Charity Care: Still A Hospital’s Best Kept Secret?

  ·  Health Policy Hub

Back in 2005, [Manny] Lanza was diagnosed with arteriovenous malformation, a serious brain condition. He had been working 50 hours a week at a fast food restaurant, but his job was considered part-time and his employer did not offer him health insurance. He was referred to St. Luke's-Roosevelt Hospital in Manhattan for treatment, where they reportedly refused to perform a needed procedure unless he was insured.

Manny's family attempted to enroll him in Medicaid, but the delay in treatment proved deadly. In 2005, at the age of 24, Manny died in his bedroom at home from causes related to his brain disorder.” (full article here.)

At the time Manny died, New York hospitals were receiving $1 billion every year from the state to care for uninsured and underinsured patients. But there were no conditions attached to that money—they didn’t have to offer free or discounted care to actual patients, and they didn’t have to tell them about financial assistance.

Manny’s Law, passed in 2007, now requires New York hospitals to notify patients of charity care upfront.

Non-profit hospitals get tax breaks, and they’re expected to provide “benefit to the community”—including charity care—in return.

But despite Congressional investigations, a prevalence of stories in the press, and similar laws in a handful of states, a new report released this week from The Access Project and Community Catalyst shows non-profit hospitals still failing to inform patients in need about charity care.

Congress, in the recently-passed federal health care reform law, inserted a provision requiring non-profit hospitals to establish clear financial assistance policies—in writing—that specify eligibility criteria and widely publicize these policies. It also prohibits hospitals from taking extraordinary collection actions before making a reasonable effort to determine if patients are eligible for financial assistance

That’s good news for people who find themselves in Manny’s position: uninsured or underinsured, needing health care they know they can’t afford.  But is the problem solved?

Our report suggests it isn't. The Access Project wanted to know whether patients who needed hospital care and weren’t able to pay could easily find information about charity care.

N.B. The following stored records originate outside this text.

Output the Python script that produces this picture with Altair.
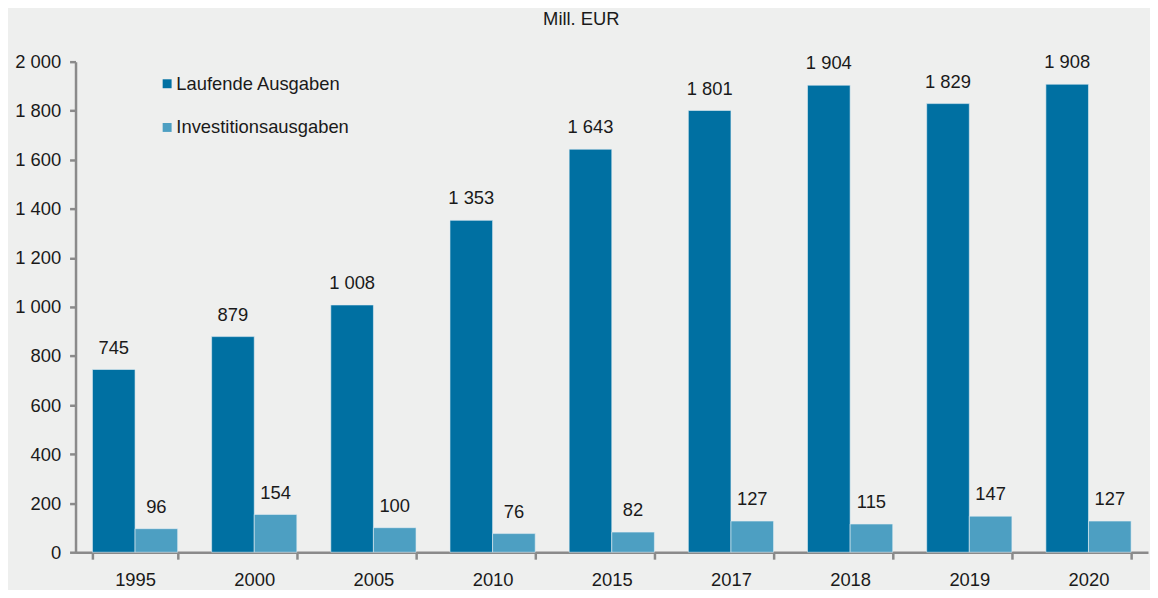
import altair as alt
import pandas as pd

years = ["1995", "2000", "2005", "2010", "2015", "2017", "2018", "2019", "2020"]
laufende = [745, 879, 1008, 1353, 1643, 1801, 1904, 1829, 1908]
invest = [96, 154, 100, 76, 82, 127, 115, 147, 127]
series = ["Laufende Ausgaben", "Investitionsausgaben"]
colors = ["#0070a2", "#4d9fc2"]

rows = []
for y, a, b in zip(years, laufende, invest):
    rows.append({"Jahr": y, "Serie": series[0], "Wert": a})
    rows.append({"Jahr": y, "Serie": series[1], "Wert": b})
df = pd.DataFrame(rows)

FONT = "Liberation Sans"
FS = 18.5
TXT = "#1a1a1a"
AX = "#8a8a8a"

x = alt.X("Jahr:N", sort=years, title=None,
          scale=alt.Scale(paddingInner=0.285, paddingOuter=0.142),
          axis=alt.Axis(labelAngle=0, tickBand="extent", labelFontSize=FS,
                        labelPadding=12, tickSize=7, tickWidth=2.5,
                        tickColor=AX, domainColor=AX,
                        domainWidth=2.5, labelColor=TXT, labelFont=FONT))
xo = alt.XOffset("Serie:N", sort=series, scale=alt.Scale(domain=series, paddingInner=0, paddingOuter=0))
yenc = alt.Y("Wert:Q", title=None,
             scale=alt.Scale(domain=[0, 2000], nice=False),
             axis=alt.Axis(values=list(range(0, 2001, 200)), grid=False,
                           labelExpr="replace(format(datum.value, ','), ',', ' ')",
                           labelFontSize=FS, labelPadding=9, tickSize=6,
                           tickWidth=2.5, tickColor=AX,
                           domainColor=AX, domainWidth=2.5,
                           labelColor=TXT, labelFont=FONT))

base = alt.Chart(df)

bars = base.mark_bar(stroke="#e4eef3", strokeWidth=1, strokeOpacity=0.6).encode(
    x=x, xOffset=xo, y=yenc,
    color=alt.Color("Serie:N", sort=series,
                    scale=alt.Scale(domain=series, range=colors),
                    legend=alt.Legend(title=None, orient="none", legendX=83, legendY=13,
                                      symbolType="square", symbolSize=81,
                                      symbolStrokeWidth=0, labelFontSize=FS,
                                      labelFont=FONT, labelColor=TXT, labelLimit=500,
                                      rowPadding=25, labelOffset=0)),
)

labels = base.transform_calculate(
    lab="replace(format(datum.Wert, ','), ',', ' ')"
).mark_text(dy=-22, fontSize=FS, font=FONT, color=TXT, baseline="middle").encode(
    x=x, xOffset=xo, y=yenc, text="lab:N"
)

chart = alt.layer(bars, labels).properties(
    width=1080, height=494,
    title=alt.TitleParams("Mill. EUR", fontSize=FS, font=FONT, fontWeight="normal",
                          color=TXT, anchor="middle", frame="bounds", offset=24),
    autosize=alt.AutoSizeParams(type="none"),
    padding={"left": 68, "top": 52, "right": 2, "bottom": 36},
    background="#eeefee",
).configure_view(stroke=None)

chart.save("out.html", embed_options={"renderer": "svg", "actions": False})
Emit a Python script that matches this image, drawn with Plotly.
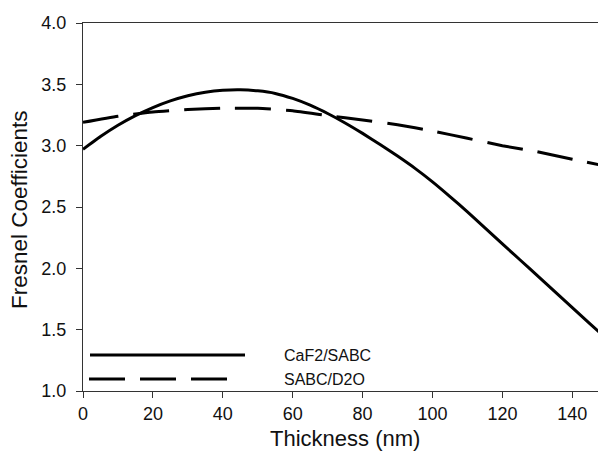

Using hospital websites and phone calls, researchers surveyed 99 randomly selected non-profit, AHA-member hospitals in the summer of 2009 to see whether hospitals were complying with the AHA’s voluntary guidelines on hospital charity care. Did hospitals:

  • --Make information on hospital-based charity care policies and other known programs of financial assistance available to the public?
  • --Communicate this information to patients in a way that is easy to understand, culturally appropriate, and in the most prevalent languages used in their communities?
  • --Have understandable written policies to help patients determine if they qualify for public assistance programs or hospital-based assistance programs?
The results were pretty grim. Though 85 hospitals mentioned the availability of charity care, fewer than half of these (42) provided application forms, and only about a quarter of the hospitals (26) provided information about who qualified for charity care. Moreover, only about one-third (34) provided information in a language other than English.

And that’s just one survey. From California to Texas to North Carolina, surveys show that hospital notice and provision of charity care is uneven. While it’s true many hospitals do exemplary work to reach out and meet community needs, others just aren’t pulling their weight.

The new requirements for non-profit hospitals go into effect this year.  But given these results, it seems like hospitals have a long way to go to comply.